Shivanandroy / simpleT5

simpleT5 is built on top of PyTorch-lightning⚡️ and Transformers🤗 that lets you quickly train your T5 models.
MIT License
382 stars 61 forks source link

test and eval sets the same? #50

Open mgh1 opened 1 year ago

mgh1 commented 1 year ago

I noticed using the same dataset for test and eval? Why do this and not separate out an eval set?

    def test_dataloader(self):
        """test dataloader"""
        return DataLoader(
            self.test_dataset,
            batch_size=self.batch_size,
            shuffle=False,
            num_workers=self.num_workers,
        )

    def val_dataloader(self):
        """validation dataloader"""
        return DataLoader(
            self.test_dataset,
            batch_size=self.batch_size,
            shuffle=False,
            num_workers=self.num_workers,
        )

See self.test_dataset being used twice here.
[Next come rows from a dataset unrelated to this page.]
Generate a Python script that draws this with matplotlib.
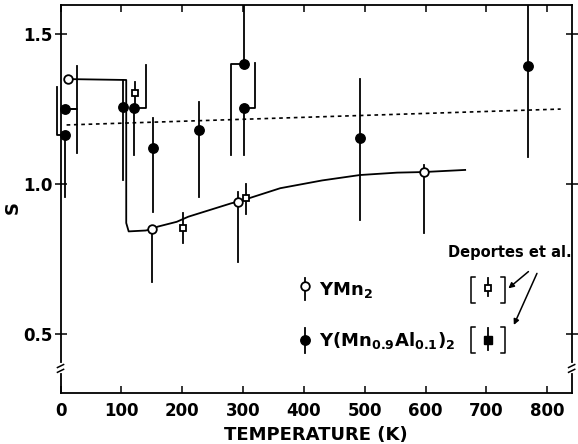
import matplotlib
matplotlib.use("Agg")
import matplotlib.pyplot as plt
import matplotlib.transforms as mtransforms

plt.rcParams["font.family"] = ["DejaVu Sans"]
plt.rcParams["mathtext.fontset"] = "dejavusans"

# Y(Mn0.9Al0.1)2, filled circles: T (K), S, error bar ends, sideways shift of each half-bar (K)
al_T = [8, 7, 102, 121, 152, 227, 302, 302, 493, 768]
al_S = [1.25, 1.163, 1.256, 1.253, 1.121, 1.18, 1.399, 1.252, 1.152, 1.394]
al_lo = [1.103, 0.957, 1.013, 1.097, 0.907, 0.958, 1.097, 1.097, 0.88, 1.091]
al_hi = [1.393, 1.323, 1.347, 1.397, 1.22, 1.274, 1.65, 1.402, 1.35, 1.65]
al_dlo = [19, 0, 0, 0, 0, 0, -22, 0, 0, 0]
al_dhi = [19, -12, 0, 19, 0, 0, 0, 18, 0, 0]

# YMn2, open circles
ym_T = [12, 151, 292, 597]
ym_S = [1.35, 0.85, 0.941, 1.039]
ym_lo = [1.35, 0.674, 0.741, 0.836]
ym_hi = [1.35, 0.85, 0.972, 1.063]

# Deportes et al. (YMn2), open squares
dp_T = [122.5, 201, 305]
dp_S = [1.302, 0.852, 0.955]
dp_lo = [1.27, 0.804, 0.90]
dp_hi = [1.341, 0.902, 1.0]

# guide line through the YMn2 points
guide_T = [12, 108, 108, 112, 140, 151, 160, 191, 210, 281, 292, 361, 430, 492, 553, 597, 665]
guide_S = [1.35, 1.347, 0.87, 0.842, 0.845, 0.85, 0.858, 0.874, 0.891, 0.936, 0.941,
           0.986, 1.012, 1.03, 1.038, 1.04, 1.047]

# dotted line for the Al-doped compound
dot_T = [10, 822]
dot_S = [1.197, 1.25]

x_ticks = [0, 100, 200, 300, 400, 500, 600, 700, 800]
y_ticks = [0.5, 1.0, 1.5]

LW = 1.3
fig = plt.figure(figsize=(5.78, 4.44), dpi=100)
ax = fig.add_axes([0.1047, 0.1155, 0.8843, 0.8732])
ax.set_xlim(0, 840)
ax.set_ylim(0.304, 1.597)

ax.plot(guide_T, guide_S, "-", color="k", lw=LW, zorder=2)
ax.plot(dot_T, dot_S, color="k", lw=1.2, linestyle=(0, (2.2, 2.2)), zorder=2)

# error bars, some halves drawn shifted sideways with a stub back to the point
for t, s, lo, hi, dlo, dhi in zip(al_T, al_S, al_lo, al_hi, al_dlo, al_dhi):
    for end, d in ((lo, dlo), (hi, dhi)):
        if d:
            ax.plot([t, t + d, t + d], [s, s, end], "-", color="k", lw=LW, zorder=3,
                    clip_on=False)
        else:
            ax.plot([t, t], [s, end], "-", color="k", lw=LW, zorder=3)
for t, lo, hi in zip(ym_T + dp_T, ym_lo + dp_lo, ym_hi + dp_hi):
    ax.plot([t, t], [lo, hi], "-", color="k", lw=LW, zorder=3)

ax.plot(al_T, al_S, "o", ms=6.8, mfc="k", mec="k", zorder=4, clip_on=False)
ax.plot(ym_T, ym_S, "o", ms=6.2, mfc="white", mec="k", mew=1.3, zorder=4)
ax.plot(dp_T, dp_S, "s", ms=4.6, mfc="white", mec="k", mew=1.3, zorder=4)

# legend drawn by hand
ax.plot([401, 401], [0.613, 0.687], color="k", lw=LW)
ax.plot(401, 0.66, "o", ms=6.2, mfc="white", mec="k", mew=1.3)
ax.plot([401, 401], [0.437, 0.52], color="k", lw=LW)
ax.plot(401, 0.48, "o", ms=6.8, mfc="k", mec="k")
txt = dict(fontsize=13, fontweight="bold", va="center", ha="left")
ax.text(425, 0.645, r"YMn$_\mathbf{2}$", **txt)
ax.text(425, 0.478, r"Y(Mn$_\mathbf{0.9}$Al$_\mathbf{0.1}$)$_\mathbf{2}$", **txt)

# square brackets around the Deportes et al. symbols
for lo, hi in ((0.602, 0.691), (0.436, 0.524)):
    ax.plot([681, 675, 675, 681], [hi, hi, lo, lo], color="k", lw=1.1)
    ax.plot([724, 730, 730, 724], [hi, hi, lo, lo], color="k", lw=1.1)
ax.plot([702, 702], [0.625, 0.685], color="k", lw=LW)
ax.plot(702, 0.652, "s", ms=4.6, mfc="white", mec="k", mew=1.3)
ax.plot([702, 702], [0.445, 0.52], color="k", lw=LW)
ax.plot(702, 0.48, "s", ms=5.2, mfc="k", mec="k")
ax.text(738, 0.772, "Deportes et al.", fontsize=10.5, fontweight="bold",
        ha="center", va="center")
arrow = dict(arrowstyle="-|>", lw=1.1, color="k", mutation_scale=8, shrinkA=0, shrinkB=0)
ax.annotate("", xy=(736, 0.652), xytext=(769, 0.708), arrowprops=arrow)
ax.annotate("", xy=(745, 0.53), xytext=(783, 0.702), arrowprops=arrow)

# axis breaks on both vertical spines
trans = mtransforms.blended_transform_factory(ax.transAxes, ax.transData)
for xa in (0, 1):
    ax.plot([xa, xa], [0.376, 0.398], color="white", lw=3, transform=trans,
            clip_on=False, zorder=5)
    for s0 in (0.376, 0.392):
        ax.plot([xa - 0.006, xa + 0.006], [s0 - 0.004, s0 + 0.006], color="k",
                lw=1.1, transform=trans, clip_on=False, zorder=6)

ax.set_xticks(x_ticks)
ax.set_yticks(y_ticks)
ax.set_yticklabels(["0.5", "1.0", "1.5"])
ax.tick_params(axis="x", direction="in", length=5, width=1.1, top=True,
               labelsize=12, pad=7)
ax.tick_params(axis="y", direction="inout", length=8, width=1.1, labelsize=12, pad=2)
ax.tick_params(axis="y", which="major", right=True)
for lab in ax.get_xticklabels() + ax.get_yticklabels():
    lab.set_fontweight("bold")
for sp in ax.spines.values():
    sp.set_linewidth(1.3)

ax.set_xlabel("TEMPERATURE (K)", fontsize=13, fontweight="bold", labelpad=4)
ax.set_ylabel("S", fontsize=13, fontweight="bold")
ax.yaxis.set_label_coords(-0.075, 0.477)

fig.savefig("out.png", dpi=100)
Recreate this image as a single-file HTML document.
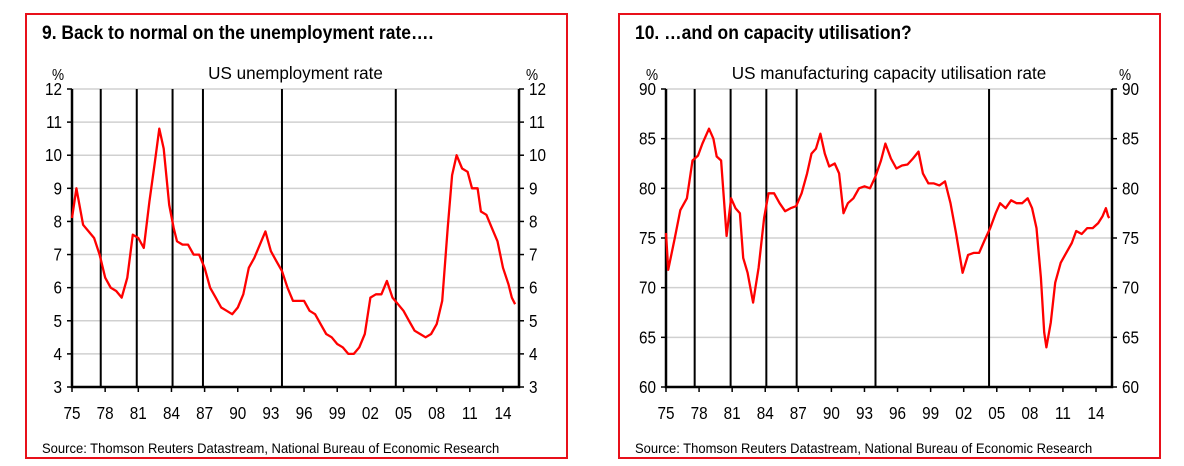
<!DOCTYPE html>
<html><head><meta charset="utf-8"><style>
body{margin:0;background:#fff;width:1184px;height:466px;overflow:hidden}
svg{display:block}
text{font-family:"Liberation Sans Narrow","Liberation Sans",sans-serif;fill:#000}
</style></head><body>
<svg id="s" width="1184" height="466"></svg>
<script>
const NS="http://www.w3.org/2000/svg";
const unX=[1975.0,1975.4,1976.0,1976.5,1977.0,1977.5,1978.0,1978.5,1979.0,1979.5,1980.0,1980.5,1981.0,1981.5,1982.0,1982.5,1982.9,1983.3,1983.8,1984.2,1984.5,1985.0,1985.5,1986.0,1986.5,1987.0,1987.5,1988.0,1988.5,1989.0,1989.5,1990.0,1990.5,1991.0,1991.5,1992.0,1992.5,1993.0,1993.5,1994.0,1994.5,1995.0,1995.5,1996.0,1996.5,1997.0,1997.5,1998.0,1998.5,1999.0,1999.5,2000.0,2000.5,2001.0,2001.5,2002.0,2002.5,2003.0,2003.5,2004.0,2004.5,2005.0,2005.5,2006.0,2006.5,2007.0,2007.5,2008.0,2008.5,2009.0,2009.4,2009.8,2010.3,2010.8,2011.2,2011.7,2012.0,2012.5,2013.0,2013.5,2014.0,2014.5,2014.8,2015.1];
const unV=[8.1,9.0,7.9,7.7,7.5,7.0,6.3,6.0,5.9,5.7,6.3,7.6,7.5,7.2,8.6,9.8,10.8,10.2,8.5,7.8,7.4,7.3,7.3,7.0,7.0,6.6,6.0,5.7,5.4,5.3,5.2,5.4,5.8,6.6,6.9,7.3,7.7,7.1,6.8,6.5,6.0,5.6,5.6,5.6,5.3,5.2,4.9,4.6,4.5,4.3,4.2,4.0,4.0,4.2,4.6,5.7,5.8,5.8,6.2,5.7,5.5,5.3,5.0,4.7,4.6,4.5,4.6,4.9,5.6,7.8,9.4,10.0,9.6,9.5,9.0,9.0,8.3,8.2,7.8,7.4,6.6,6.1,5.7,5.5];
const cuX=[1975.0,1975.2,1975.8,1976.3,1976.9,1977.4,1977.9,1978.3,1978.9,1979.3,1979.6,1980.0,1980.5,1980.9,1981.3,1981.7,1982.0,1982.4,1982.9,1983.4,1983.9,1984.3,1984.8,1985.3,1985.8,1986.3,1986.8,1987.3,1987.8,1988.2,1988.6,1989.0,1989.4,1989.8,1990.3,1990.7,1991.1,1991.5,1992.0,1992.5,1993.0,1993.5,1994.0,1994.5,1994.9,1995.4,1995.9,1996.4,1996.9,1997.4,1997.9,1998.3,1998.8,1999.3,1999.8,2000.3,2000.8,2001.3,2001.9,2002.4,2002.9,2003.4,2003.9,2004.4,2004.9,2005.3,2005.8,2006.3,2006.8,2007.3,2007.8,2008.2,2008.6,2009.0,2009.3,2009.5,2009.9,2010.3,2010.8,2011.3,2011.8,2012.2,2012.7,2013.2,2013.7,2014.2,2014.6,2014.9,2015.1,2015.2];
const cuV=[75.5,71.8,75,77.8,79,82.8,83.3,84.5,86,85,83.2,82.8,75.2,79,78.0,77.5,73,71.5,68.5,72,77,79.5,79.5,78.5,77.7,78.0,78.2,79.5,81.5,83.5,84.0,85.5,83.5,82.2,82.5,81.5,77.5,78.5,79.0,80.0,80.2,80.0,81.2,82.8,84.5,83.0,82.0,82.3,82.4,83.0,83.7,81.5,80.5,80.5,80.3,80.7,78.5,75.5,71.5,73.3,73.5,73.5,74.8,76.0,77.5,78.5,78.0,78.8,78.5,78.5,79.0,78.0,76.0,71.0,65.5,64.0,66.5,70.5,72.5,73.5,74.5,75.7,75.4,76.0,76.0,76.5,77.2,78.0,77.2,77.0];
const recessions=[1977.6,1980.86,1984.1,1986.85,1994.0,2004.3];
const xTicks=["75","78","81","84","87","90","93","96","99","02","05","08","11","14"];
const unTicks=[3,4,5,6,7,8,9,10,11,12];
const cuTicks=[60,65,70,75,80,85,90];
const svg=document.getElementById('s');
function el(t,a,p){const e=document.createElementNS(NS,t);for(const k in a)e.setAttribute(k,a[k]);(p||svg).appendChild(e);return e;}
function txt(p,x,y,s,size,anchor,bold,sx){
  const g=el('g',{transform:`translate(${x},${y}) scale(${sx||0.8},1)`},p);
  const t=el('text',{x:0,y:0,'font-size':size,'text-anchor':anchor||'start','font-weight':bold?'bold':'normal'},g);
  t.textContent=s;return t;
}
function panel(o){
  const g=el('g',{});
  
  
  const fr=el('rect',{x:o.fx,y:14,width:o.fw,height:444,fill:'none',stroke:'#e8101a','stroke-width':2},g);
  
  const tt=txt(g,o.fx+16,39,o.title,19,'start',true,0.92);
  
  const L=o.L,R=o.R,T=89,B=387;
  const X=y=>L+(y-1975)/(40.45)*(R-L);
  const Y=v=>B-(v-o.min)/(o.max-o.min)*(B-T);
  const st=txt(g,(L+R)/2,79,o.sub,18,'middle',false,0.95);
  
  const p1=txt(g,L-20,80,'%',16,'start',false,0.85);
  
  const p2=txt(g,R+7,80,'%',16,'start',false,0.85);
  
  o.ticks.forEach(v=>{
    const y=Y(v);
    if(v!==o.min){const gl=el('line',{x1:L,x2:R,y1:y,y2:y,stroke:'#d0d0d0','stroke-width':1.5},g);
      }
    el('line',{x1:L-5,x2:L,y1:y,y2:y,stroke:'#000','stroke-width':1.5},g);
    el('line',{x1:R,x2:R+5,y1:y,y2:y,stroke:'#000','stroke-width':1.5},g);
    const a=txt(g,L-10,y+6,String(v),18,'end',false,0.85);
    
    const b=txt(g,R+10,y+6,String(v),18,'start',false,0.85);
    
  });
  recessions.forEach(r=>{const l=el('line',{x1:X(r),x2:X(r),y1:T,y2:B,stroke:'#000','stroke-width':2},g);
    });
  xTicks.forEach((t,i)=>{const x=X(1975+3*i);
    el('line',{x1:x,x2:x,y1:B,y2:B+5,stroke:'#000','stroke-width':1.5},g);
    const a=txt(g,x,419,t,18,'middle',false,0.85);
    });
  const ax=el('path',{d:`M${L},${T}V${B}H${R}V${T}`,fill:'none',stroke:'#000','stroke-width':2.5},g);
  
  const d=o.xs.map((x,i)=>(i?'L':'M')+X(x).toFixed(1)+','+Y(o.vs[i]).toFixed(1)).join('');
  const ln=el('path',{d:d,fill:'none',stroke:'#ff0000','stroke-width':2.3,'stroke-linejoin':'round'},g);
  
  const src=txt(g,o.fx+16,453,'Source: Thomson Reuters Datastream, National Bureau of Economic Research',14,'start',false,0.93);
  
}
panel({name:'unemployment-panel',fx:26,fw:541,L:72,R:519,min:3,max:12,ticks:unTicks,xs:unX,vs:unV,line:'unemployment-line',
  title:'9. Back to normal on the unemployment rate….',sub:'US unemployment rate'});
panel({name:'capacity-panel',fx:619,fw:541,L:666,R:1112,min:60,max:90,ticks:cuTicks,xs:cuX,vs:cuV,line:'capacity-line',
  title:'10. …and on capacity utilisation?',sub:'US manufacturing capacity utilisation rate'});
</script>
</body></html>
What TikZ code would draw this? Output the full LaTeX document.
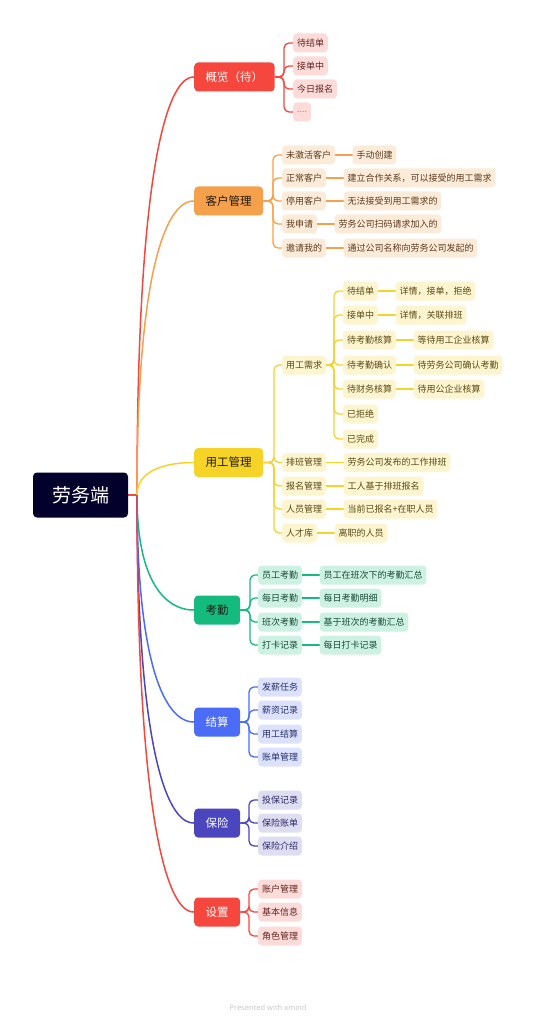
\documentclass[tikz,border=0pt]{standalone}
\usepackage{fontspec}
\newfontfamily\cjk{Noto Sans CJK SC}
\newfontfamily\footfont{Noto Sans}
\usetikzlibrary{calc,positioning,backgrounds}
\definecolor{rootc}{HTML}{03012C}
\definecolor{cR}{HTML}{F5473E}
\definecolor{cRl}{HTML}{FDDBD8}
\definecolor{cRt}{HTML}{5E2522}
\definecolor{cO}{HTML}{F5A04B}
\definecolor{cOl}{HTML}{FDEBDA}
\definecolor{cOt}{HTML}{5A3B1E}
\definecolor{cY}{HTML}{F5D327}
\definecolor{cYl}{HTML}{FDF4D0}
\definecolor{cYt}{HTML}{5A4B14}
\definecolor{cG}{HTML}{15BA7E}
\definecolor{cGl}{HTML}{CDF1E2}
\definecolor{cGt}{HTML}{1A4B38}
\definecolor{cB}{HTML}{4A6CF6}
\definecolor{cBl}{HTML}{DCE2FD}
\definecolor{cBt}{HTML}{27316A}
\definecolor{cP}{HTML}{4B45BE}
\definecolor{cPl}{HTML}{DEDDF2}
\definecolor{cPt}{HTML}{2D2A63}
\definecolor{mainText}{HTML}{1E1A14}
\definecolor{footc}{HTML}{C8C8C8}
\tikzset{
  rootbox/.style={rounded corners=4pt, fill=rootc, text=white, minimum width=95pt, minimum height=45pt, inner sep=0pt, font=\cjk\fontsize{19}{19}\selectfont},
  mainbox/.style={rounded corners=4pt, minimum height=29pt, inner xsep=11.5pt, inner ysep=0pt, font=\cjk\fontsize{11.5}{11.5}\selectfont, anchor=west},
  childbox/.style={rounded corners=3.5pt, minimum height=19pt, inner xsep=3.8pt, inner ysep=0pt, font=\cjk\fontsize{9}{9}\selectfont, anchor=west},
  cr/.style={childbox, fill=cRl, text=cRt},
  co/.style={childbox, fill=cOl, text=cOt},
  cy/.style={childbox, fill=cYl, text=cYt},
  cg/.style={childbox, fill=cGl, text=cGt},
  cb/.style={childbox, fill=cBl, text=cBt},
  cp/.style={childbox, fill=cPl, text=cPt},
  gap/.style={right=17.5pt of #1},
  trunk/.style={line width=1.5pt},
  twig/.style={line width=1.3pt, rounded corners=5pt},
}
\begin{document}
\begin{tikzpicture}[x=1pt,y=-1pt]
\useasboundingbox (0,0) rectangle (535,1024);
% root
\node[rootbox] (r) at (80.5,495) {劳务端};
\coordinate (j) at (137,495);
% main topics
\node[mainbox, fill=cR, text=white] (m1) at (194,77) {概览（待）};
\node[mainbox, fill=cO, text=mainText] (m2) at (194,201) {客户管理};
\node[mainbox, fill=cY, text=mainText] (m3) at (194,462.5) {用工管理};
\node[mainbox, fill=cG, text=mainText] (m4) at (194,610) {考勤};
\node[mainbox, fill=cB, text=white] (m5) at (194,722) {结算};
\node[mainbox, fill=cP, text=white] (m6) at (194,823) {保险};
\node[mainbox, fill=cR, text=white] (m7) at (194,912) {设置};
% 概览
\node[cr] (a1) at (293,43) {待结单};
\node[cr] (a2) at (293,66) {接单中};
\node[cr] (a3) at (293,89) {今日报名};
\node[cr, text=cRt!55] (a4) at (293,112) {....};
% 客户管理
\node[co] (b1) at (282,155) {未激活客户};
\node[co] (b2) at (282,178) {正常客户};
\node[co] (b3) at (282,201) {停用客户};
\node[co] (b4) at (282,224) {我申请};
\node[co] (b5) at (282,248) {邀请我的};
\node[co, gap=b1] (b1g) {手动创建};
\node[co, gap=b2] (b2g) {建立合作关系，可以接受的用工需求};
\node[co, gap=b3] (b3g) {无法接受到用工需求的};
\node[co, gap=b4] (b4g) {劳务公司扫码请求加入的};
\node[co, gap=b5] (b5g) {通过公司名称向劳务公司发起的};
% 用工管理
\node[cy] (c0) at (282,365) {用工需求};
\node[cy] (c1) at (282,462.5) {排班管理};
\node[cy] (c2) at (282,486) {报名管理};
\node[cy] (c3) at (282,509) {人员管理};
\node[cy] (c4) at (282,533) {人才库};
\node[cy, gap=c1] (c1g) {劳务公司发布的工作排班};
\node[cy, gap=c2] (c2g) {工人基于排班报名};
\node[cy, gap=c3] (c3g) {当前已报名+在职人员};
\node[cy, gap=c4] (c4g) {离职的人员};
\node[cy] (d1) at (343,291) {待结单};
\node[cy] (d2) at (343,315) {接单中};
\node[cy] (d3) at (343,340) {待考勤核算};
\node[cy] (d4) at (343,365) {待考勤确认};
\node[cy] (d5) at (343,389) {待财务核算};
\node[cy] (d6) at (343,414) {已拒绝};
\node[cy] (d7) at (343,439) {已完成};
\node[cy, gap=d1] (d1g) {详情，接单，拒绝};
\node[cy, gap=d2] (d2g) {详情，关联排班};
\node[cy, gap=d3] (d3g) {等待用工企业核算};
\node[cy, gap=d4] (d4g) {待劳务公司确认考勤};
\node[cy, gap=d5] (d5g) {待用公企业核算};
% 考勤
\node[cg] (e1) at (258,575) {员工考勤};
\node[cg] (e2) at (258,598) {每日考勤};
\node[cg] (e3) at (258,622) {班次考勤};
\node[cg] (e4) at (258,645) {打卡记录};
\node[cg, gap=e1] (e1g) {员工在班次下的考勤汇总};
\node[cg, gap=e2] (e2g) {每日考勤明细};
\node[cg, gap=e3] (e3g) {基于班次的考勤汇总};
\node[cg, gap=e4] (e4g) {每日打卡记录};
% 结算
\node[cb] (f1) at (258,687) {发薪任务};
\node[cb] (f2) at (258,710) {薪资记录};
\node[cb] (f3) at (258,734) {用工结算};
\node[cb] (f4) at (258,757) {账单管理};
% 保险
\node[cp] (g1) at (258,800) {投保记录};
\node[cp] (g2) at (258,823) {保险账单};
\node[cp] (g3) at (258,846) {保险介绍};
% 设置
\node[cr] (h1) at (258,889) {账户管理};
\node[cr] (h2) at (258,912) {基本信息};
\node[cr] (h3) at (258,936) {角色管理};
% footer
\node[text=footc, font=\footfont\fontsize{7.5}{7.5}\selectfont] (foot) at (268,1008) {Presented with \textbf{xmind}};
% bar coordinates
\coordinate (m1b) at (284,77);
\coordinate (m2b) at (273,201);
\coordinate (m3b) at (274,462.5);
\coordinate (c0b) at (334,365);
\coordinate (m4b) at (250,610);
\coordinate (m5b) at (249,722);
\coordinate (m6b) at (249,823);
\coordinate (m7b) at (249,912);
\begin{pgfonlayer}{background}
% trunk curves
\draw[trunk, cR] (r.east) -- (j);
\foreach \m/\c in {m1/cR, m2/cO, m3/cY, m4/cG, m5/cB, m6/cP, m7/cR}
  \draw[trunk, \c] (j) .. controls (j |- \m.west) and ($(\m.west)+(-8,0)$) .. (\m.west);
% twigs
\foreach \k in {a1,a2,a3,a4} \draw[twig, cR] (m1.east) -- (m1b) |- (\k.west);
\foreach \k in {b1,b2,b3,b4,b5} \draw[twig, cO] (m2.east) -- (m2b) |- (\k.west);
\foreach \k in {c0,c1,c2,c3,c4} \draw[twig, cY] (m3.east) -- (m3b) |- (\k.west);
\foreach \k in {d1,d2,d3,d4,d5,d6,d7} \draw[twig, cY] (c0.east) -- (c0b) |- (\k.west);
\foreach \k in {e1,e2,e3,e4} \draw[twig, cG] (m4.east) -- (m4b) |- (\k.west);
\foreach \k in {f1,f2,f3,f4} \draw[twig, cB] (m5.east) -- (m5b) |- (\k.west);
\foreach \k in {g1,g2,g3} \draw[twig, cP] (m6.east) -- (m6b) |- (\k.west);
\foreach \k in {h1,h2,h3} \draw[twig, cR] (m7.east) -- (m7b) |- (\k.west);
% leaf links
\foreach \k in {b1,b2,b3,b4,b5} \draw[twig, cO] (\k.east) -- (\k g.west);
\foreach \k in {c1,c2,c3,c4,d1,d2,d3,d4,d5} \draw[twig, cY] (\k.east) -- (\k g.west);
\foreach \k in {e1,e2,e3,e4} \draw[twig, cG] (\k.east) -- (\k g.west);
\end{pgfonlayer}
\end{tikzpicture}
\end{document}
ayoni02 commented 1 year ago

Is it not already separated with the train_test_split

mgh1 commented 1 year ago

Normally, there are supposed to be three datasets: train, test and eval. In SimpleT5, there seems to be confusion on calling the non-training datasets eval or test. These are supposed to be different datasets with clearly different purposes. As for your question, SimpleT5 does not further split up the eval dataset into a test and smaller eval set internally. It is not usual for there to be a duplication of eval and test sets, hence why this looks buggy.

Here you can see in the code there are 3 data loaders:

    def train_dataloader(self):
        """training dataloader"""
        return DataLoader(
            self.train_dataset,
            batch_size=self.batch_size,
            shuffle=True,
            num_workers=self.num_workers,
        )

    def test_dataloader(self):
        """test dataloader"""
        return DataLoader(
            self.test_dataset,
            batch_size=self.batch_size,
            shuffle=False,
            num_workers=self.num_workers,
        )

    def val_dataloader(self):
        """validation dataloader"""
        return DataLoader(
            self.test_dataset,
            batch_size=self.batch_size,
            shuffle=False,
            num_workers=self.num_workers,
        )

See how val_dataloader and test_dataloader are both using the same dataset (self.test_dataset)? That's either a bug, not a good ML practice, or maybe I'm missing something?